*Provided data*
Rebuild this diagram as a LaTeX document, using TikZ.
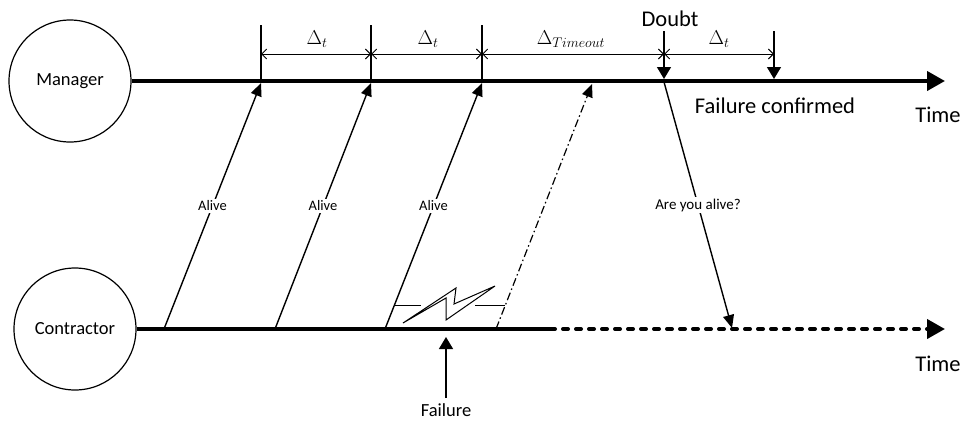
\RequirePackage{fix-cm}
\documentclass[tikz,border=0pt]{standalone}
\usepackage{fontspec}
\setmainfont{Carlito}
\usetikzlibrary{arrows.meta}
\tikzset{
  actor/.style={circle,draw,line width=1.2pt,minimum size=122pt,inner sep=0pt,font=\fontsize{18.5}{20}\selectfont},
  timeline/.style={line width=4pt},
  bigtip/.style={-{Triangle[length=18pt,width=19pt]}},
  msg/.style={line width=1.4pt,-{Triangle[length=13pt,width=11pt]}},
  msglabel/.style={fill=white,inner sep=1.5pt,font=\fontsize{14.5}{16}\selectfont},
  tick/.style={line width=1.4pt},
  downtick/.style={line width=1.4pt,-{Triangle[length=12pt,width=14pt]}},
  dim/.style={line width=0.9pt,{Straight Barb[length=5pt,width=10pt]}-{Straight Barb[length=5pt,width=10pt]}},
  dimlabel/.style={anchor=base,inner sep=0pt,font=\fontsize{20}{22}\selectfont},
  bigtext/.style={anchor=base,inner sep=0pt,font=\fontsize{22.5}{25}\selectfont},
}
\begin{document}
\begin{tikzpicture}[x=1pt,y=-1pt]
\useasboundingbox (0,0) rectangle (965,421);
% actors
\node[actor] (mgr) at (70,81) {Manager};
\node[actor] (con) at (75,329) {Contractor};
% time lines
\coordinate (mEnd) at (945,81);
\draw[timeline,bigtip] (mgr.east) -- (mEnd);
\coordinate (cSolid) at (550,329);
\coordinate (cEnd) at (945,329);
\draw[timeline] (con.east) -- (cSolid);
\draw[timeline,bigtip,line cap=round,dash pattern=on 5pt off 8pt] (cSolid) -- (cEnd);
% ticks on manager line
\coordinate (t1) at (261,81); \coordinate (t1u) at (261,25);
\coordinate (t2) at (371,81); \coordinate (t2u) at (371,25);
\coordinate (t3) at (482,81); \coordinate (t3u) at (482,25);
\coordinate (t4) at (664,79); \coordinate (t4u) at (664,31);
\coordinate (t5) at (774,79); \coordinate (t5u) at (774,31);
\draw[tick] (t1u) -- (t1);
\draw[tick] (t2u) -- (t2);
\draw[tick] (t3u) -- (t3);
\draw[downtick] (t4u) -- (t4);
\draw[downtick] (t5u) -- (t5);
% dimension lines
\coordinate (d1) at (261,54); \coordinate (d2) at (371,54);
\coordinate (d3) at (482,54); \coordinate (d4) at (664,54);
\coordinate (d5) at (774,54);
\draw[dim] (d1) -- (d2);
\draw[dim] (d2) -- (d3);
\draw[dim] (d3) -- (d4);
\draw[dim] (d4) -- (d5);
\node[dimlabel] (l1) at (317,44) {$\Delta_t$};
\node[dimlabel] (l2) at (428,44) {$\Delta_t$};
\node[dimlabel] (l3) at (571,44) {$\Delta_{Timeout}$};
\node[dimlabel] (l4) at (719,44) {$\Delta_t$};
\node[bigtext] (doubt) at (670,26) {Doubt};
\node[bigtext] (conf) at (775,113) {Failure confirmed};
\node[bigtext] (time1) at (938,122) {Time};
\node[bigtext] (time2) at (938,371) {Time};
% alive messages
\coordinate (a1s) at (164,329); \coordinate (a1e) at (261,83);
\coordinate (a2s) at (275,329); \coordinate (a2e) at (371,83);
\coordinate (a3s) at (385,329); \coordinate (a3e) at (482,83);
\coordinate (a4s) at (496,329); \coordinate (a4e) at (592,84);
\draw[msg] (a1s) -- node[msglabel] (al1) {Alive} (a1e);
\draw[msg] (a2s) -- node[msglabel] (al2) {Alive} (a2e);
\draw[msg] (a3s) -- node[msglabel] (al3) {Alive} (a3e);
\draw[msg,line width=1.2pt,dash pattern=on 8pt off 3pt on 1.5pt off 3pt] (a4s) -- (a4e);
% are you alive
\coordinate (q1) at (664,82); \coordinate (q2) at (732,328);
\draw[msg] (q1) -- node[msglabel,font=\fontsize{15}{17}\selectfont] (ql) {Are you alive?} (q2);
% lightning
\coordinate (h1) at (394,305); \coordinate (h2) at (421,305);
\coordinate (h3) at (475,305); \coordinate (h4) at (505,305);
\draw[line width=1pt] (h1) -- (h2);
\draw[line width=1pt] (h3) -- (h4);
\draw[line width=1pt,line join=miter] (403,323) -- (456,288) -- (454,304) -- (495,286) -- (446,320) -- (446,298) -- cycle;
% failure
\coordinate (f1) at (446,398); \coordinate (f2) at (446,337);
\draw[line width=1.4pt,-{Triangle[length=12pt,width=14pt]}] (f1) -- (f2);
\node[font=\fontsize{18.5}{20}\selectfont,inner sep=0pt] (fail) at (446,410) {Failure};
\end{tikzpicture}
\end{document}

*Request*
Except for the pictures, copy the material above exactly.

*Exercise response*
Rebuild this diagram as a LaTeX document, using TikZ.
\RequirePackage{fix-cm}
\documentclass[tikz,border=0pt]{standalone}
\usepackage{fontspec}
\setmainfont{Carlito}
\usetikzlibrary{arrows.meta}
\tikzset{
  actor/.style={circle,draw,line width=1.2pt,minimum size=122pt,inner sep=0pt,font=\fontsize{18.5}{20}\selectfont},
  timeline/.style={line width=4pt},
  bigtip/.style={-{Triangle[length=18pt,width=19pt]}},
  msg/.style={line width=1.4pt,-{Triangle[length=13pt,width=11pt]}},
  msglabel/.style={fill=white,inner sep=1.5pt,font=\fontsize{14.5}{16}\selectfont},
  tick/.style={line width=1.4pt},
  downtick/.style={line width=1.4pt,-{Triangle[length=12pt,width=14pt]}},
  dim/.style={line width=0.9pt,{Straight Barb[length=5pt,width=10pt]}-{Straight Barb[length=5pt,width=10pt]}},
  dimlabel/.style={anchor=base,inner sep=0pt,font=\fontsize{20}{22}\selectfont},
  bigtext/.style={anchor=base,inner sep=0pt,font=\fontsize{22.5}{25}\selectfont},
}
\begin{document}
\begin{tikzpicture}[x=1pt,y=-1pt]
\useasboundingbox (0,0) rectangle (965,421);
% actors
\node[actor] (mgr) at (70,81) {Manager};
\node[actor] (con) at (75,329) {Contractor};
% time lines
\coordinate (mEnd) at (945,81);
\draw[timeline,bigtip] (mgr.east) -- (mEnd);
\coordinate (cSolid) at (550,329);
\coordinate (cEnd) at (945,329);
\draw[timeline] (con.east) -- (cSolid);
\draw[timeline,bigtip,line cap=round,dash pattern=on 5pt off 8pt] (cSolid) -- (cEnd);
% ticks on manager line
\coordinate (t1) at (261,81); \coordinate (t1u) at (261,25);
\coordinate (t2) at (371,81); \coordinate (t2u) at (371,25);
\coordinate (t3) at (482,81); \coordinate (t3u) at (482,25);
\coordinate (t4) at (664,79); \coordinate (t4u) at (664,31);
\coordinate (t5) at (774,79); \coordinate (t5u) at (774,31);
\draw[tick] (t1u) -- (t1);
\draw[tick] (t2u) -- (t2);
\draw[tick] (t3u) -- (t3);
\draw[downtick] (t4u) -- (t4);
\draw[downtick] (t5u) -- (t5);
% dimension lines
\coordinate (d1) at (261,54); \coordinate (d2) at (371,54);
\coordinate (d3) at (482,54); \coordinate (d4) at (664,54);
\coordinate (d5) at (774,54);
\draw[dim] (d1) -- (d2);
\draw[dim] (d2) -- (d3);
\draw[dim] (d3) -- (d4);
\draw[dim] (d4) -- (d5);
\node[dimlabel] (l1) at (317,44) {$\Delta_t$};
\node[dimlabel] (l2) at (428,44) {$\Delta_t$};
\node[dimlabel] (l3) at (571,44) {$\Delta_{Timeout}$};
\node[dimlabel] (l4) at (719,44) {$\Delta_t$};
\node[bigtext] (doubt) at (670,26) {Doubt};
\node[bigtext] (conf) at (775,113) {Failure confirmed};
\node[bigtext] (time1) at (938,122) {Time};
\node[bigtext] (time2) at (938,371) {Time};
% alive messages
\coordinate (a1s) at (164,329); \coordinate (a1e) at (261,83);
\coordinate (a2s) at (275,329); \coordinate (a2e) at (371,83);
\coordinate (a3s) at (385,329); \coordinate (a3e) at (482,83);
\coordinate (a4s) at (496,329); \coordinate (a4e) at (592,84);
\draw[msg] (a1s) -- node[msglabel] (al1) {Alive} (a1e);
\draw[msg] (a2s) -- node[msglabel] (al2) {Alive} (a2e);
\draw[msg] (a3s) -- node[msglabel] (al3) {Alive} (a3e);
\draw[msg,line width=1.2pt,dash pattern=on 8pt off 3pt on 1.5pt off 3pt] (a4s) -- (a4e);
% are you alive
\coordinate (q1) at (664,82); \coordinate (q2) at (732,328);
\draw[msg] (q1) -- node[msglabel,font=\fontsize{15}{17}\selectfont] (ql) {Are you alive?} (q2);
% lightning
\coordinate (h1) at (394,305); \coordinate (h2) at (421,305);
\coordinate (h3) at (475,305); \coordinate (h4) at (505,305);
\draw[line width=1pt] (h1) -- (h2);
\draw[line width=1pt] (h3) -- (h4);
\draw[line width=1pt,line join=miter] (403,323) -- (456,288) -- (454,304) -- (495,286) -- (446,320) -- (446,298) -- cycle;
% failure
\coordinate (f1) at (446,398); \coordinate (f2) at (446,337);
\draw[line width=1.4pt,-{Triangle[length=12pt,width=14pt]}] (f1) -- (f2);
\node[font=\fontsize{18.5}{20}\selectfont,inner sep=0pt] (fail) at (446,410) {Failure};
\end{tikzpicture}
\end{document}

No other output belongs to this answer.